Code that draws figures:
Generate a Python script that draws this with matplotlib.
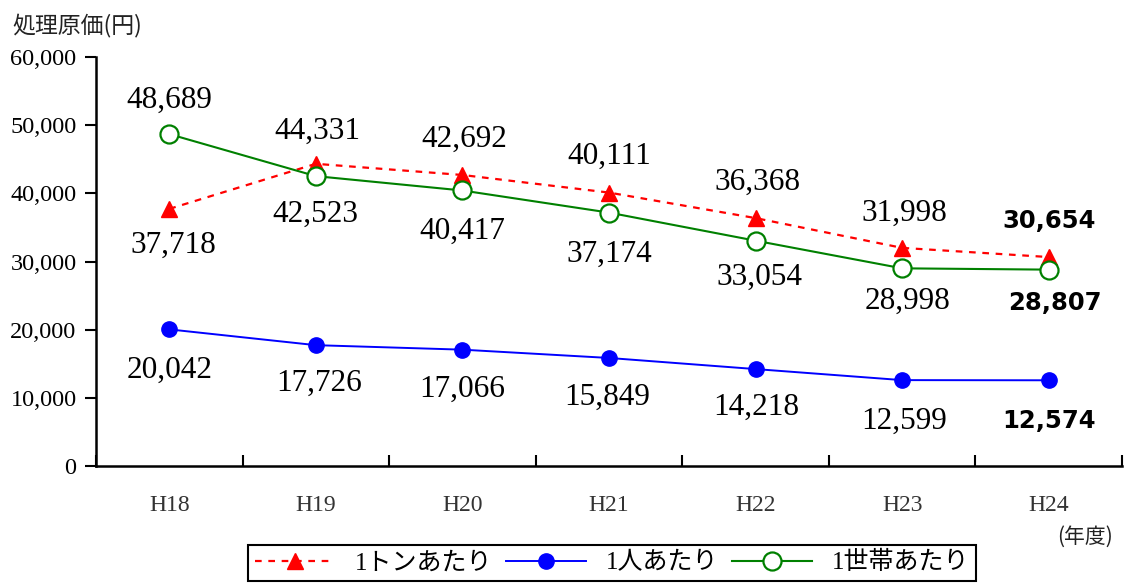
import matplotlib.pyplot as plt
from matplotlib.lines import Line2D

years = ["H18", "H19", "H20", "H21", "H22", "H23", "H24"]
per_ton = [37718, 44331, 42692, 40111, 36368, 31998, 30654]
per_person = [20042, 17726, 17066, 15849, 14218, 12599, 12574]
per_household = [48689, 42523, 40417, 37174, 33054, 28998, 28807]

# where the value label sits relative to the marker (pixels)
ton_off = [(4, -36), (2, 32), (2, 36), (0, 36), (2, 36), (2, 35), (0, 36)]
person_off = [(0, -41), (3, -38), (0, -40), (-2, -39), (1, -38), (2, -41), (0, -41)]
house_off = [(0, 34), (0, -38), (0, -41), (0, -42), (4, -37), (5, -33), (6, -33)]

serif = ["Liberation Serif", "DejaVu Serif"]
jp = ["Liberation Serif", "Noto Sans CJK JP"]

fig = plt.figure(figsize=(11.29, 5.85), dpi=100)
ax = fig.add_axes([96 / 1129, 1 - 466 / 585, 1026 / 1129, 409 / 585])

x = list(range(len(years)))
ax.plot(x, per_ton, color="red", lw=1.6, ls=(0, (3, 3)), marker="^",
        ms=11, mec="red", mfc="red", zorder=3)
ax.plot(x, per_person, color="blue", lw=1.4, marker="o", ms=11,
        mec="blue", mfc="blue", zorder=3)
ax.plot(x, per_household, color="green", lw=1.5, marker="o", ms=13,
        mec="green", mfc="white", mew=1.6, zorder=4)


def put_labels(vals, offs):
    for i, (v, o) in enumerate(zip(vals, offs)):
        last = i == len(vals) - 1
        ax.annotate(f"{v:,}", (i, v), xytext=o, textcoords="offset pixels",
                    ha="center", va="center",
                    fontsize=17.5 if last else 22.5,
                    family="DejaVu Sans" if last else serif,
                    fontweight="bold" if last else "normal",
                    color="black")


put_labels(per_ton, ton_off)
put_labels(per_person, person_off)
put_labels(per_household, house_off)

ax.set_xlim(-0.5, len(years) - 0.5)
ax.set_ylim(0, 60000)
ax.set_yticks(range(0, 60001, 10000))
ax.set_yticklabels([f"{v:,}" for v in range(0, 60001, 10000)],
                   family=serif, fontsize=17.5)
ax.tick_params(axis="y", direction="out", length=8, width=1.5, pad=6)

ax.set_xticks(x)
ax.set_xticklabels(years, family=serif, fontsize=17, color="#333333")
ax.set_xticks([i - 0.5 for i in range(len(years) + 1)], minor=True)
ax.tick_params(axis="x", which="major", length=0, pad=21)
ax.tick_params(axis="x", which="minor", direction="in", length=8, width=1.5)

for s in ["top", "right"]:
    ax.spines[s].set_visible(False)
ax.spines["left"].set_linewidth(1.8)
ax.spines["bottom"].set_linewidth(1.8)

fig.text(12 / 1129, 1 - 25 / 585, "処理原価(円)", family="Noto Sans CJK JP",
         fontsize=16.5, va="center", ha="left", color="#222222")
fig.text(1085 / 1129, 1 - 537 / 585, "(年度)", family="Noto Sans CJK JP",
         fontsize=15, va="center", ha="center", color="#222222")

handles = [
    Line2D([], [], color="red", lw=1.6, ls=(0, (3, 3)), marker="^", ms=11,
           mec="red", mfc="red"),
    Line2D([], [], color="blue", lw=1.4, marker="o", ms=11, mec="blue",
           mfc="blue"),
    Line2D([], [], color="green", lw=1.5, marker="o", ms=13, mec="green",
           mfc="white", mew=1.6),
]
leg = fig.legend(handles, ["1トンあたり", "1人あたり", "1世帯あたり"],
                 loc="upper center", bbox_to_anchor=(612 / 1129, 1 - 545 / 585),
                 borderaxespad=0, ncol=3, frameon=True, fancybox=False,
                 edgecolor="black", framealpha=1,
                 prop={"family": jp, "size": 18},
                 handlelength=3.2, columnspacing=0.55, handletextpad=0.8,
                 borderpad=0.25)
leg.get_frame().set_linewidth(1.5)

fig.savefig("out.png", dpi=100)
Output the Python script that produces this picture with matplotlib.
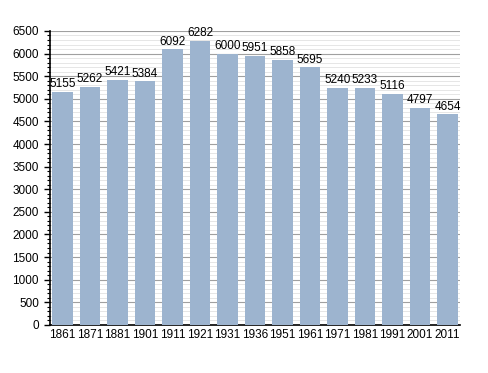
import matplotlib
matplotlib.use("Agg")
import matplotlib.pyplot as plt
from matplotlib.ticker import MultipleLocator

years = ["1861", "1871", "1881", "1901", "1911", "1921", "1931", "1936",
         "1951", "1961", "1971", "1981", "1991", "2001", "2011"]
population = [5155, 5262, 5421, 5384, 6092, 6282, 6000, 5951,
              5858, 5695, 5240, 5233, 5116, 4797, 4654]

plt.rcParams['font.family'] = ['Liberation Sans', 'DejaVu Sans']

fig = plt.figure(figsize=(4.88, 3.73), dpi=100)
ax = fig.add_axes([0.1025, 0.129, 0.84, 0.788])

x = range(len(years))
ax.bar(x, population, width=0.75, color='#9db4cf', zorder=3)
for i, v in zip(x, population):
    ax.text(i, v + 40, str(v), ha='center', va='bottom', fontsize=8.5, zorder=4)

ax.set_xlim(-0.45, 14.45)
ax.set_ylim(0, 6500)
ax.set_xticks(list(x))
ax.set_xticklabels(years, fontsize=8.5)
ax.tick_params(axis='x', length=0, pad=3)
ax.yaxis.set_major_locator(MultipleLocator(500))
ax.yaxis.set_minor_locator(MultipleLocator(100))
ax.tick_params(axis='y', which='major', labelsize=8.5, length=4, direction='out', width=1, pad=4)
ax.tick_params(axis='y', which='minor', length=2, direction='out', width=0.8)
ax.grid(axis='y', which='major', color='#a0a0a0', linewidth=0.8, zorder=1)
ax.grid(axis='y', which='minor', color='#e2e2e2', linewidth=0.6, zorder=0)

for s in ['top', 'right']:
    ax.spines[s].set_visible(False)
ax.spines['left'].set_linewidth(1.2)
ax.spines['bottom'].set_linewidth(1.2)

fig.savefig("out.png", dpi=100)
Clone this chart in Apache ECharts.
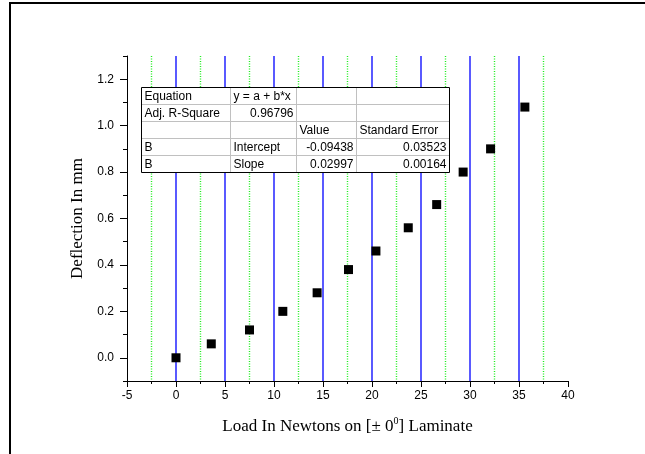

• Exercise requirements: Leave out any pictures, please, and quote only the lines from the top of the data through the line that contains "from matplotlib.lines import Line2D".

• Problem solution:
Generate a Python script that draws this with matplotlib.
import matplotlib.pyplot as plt
from matplotlib.lines import Line2D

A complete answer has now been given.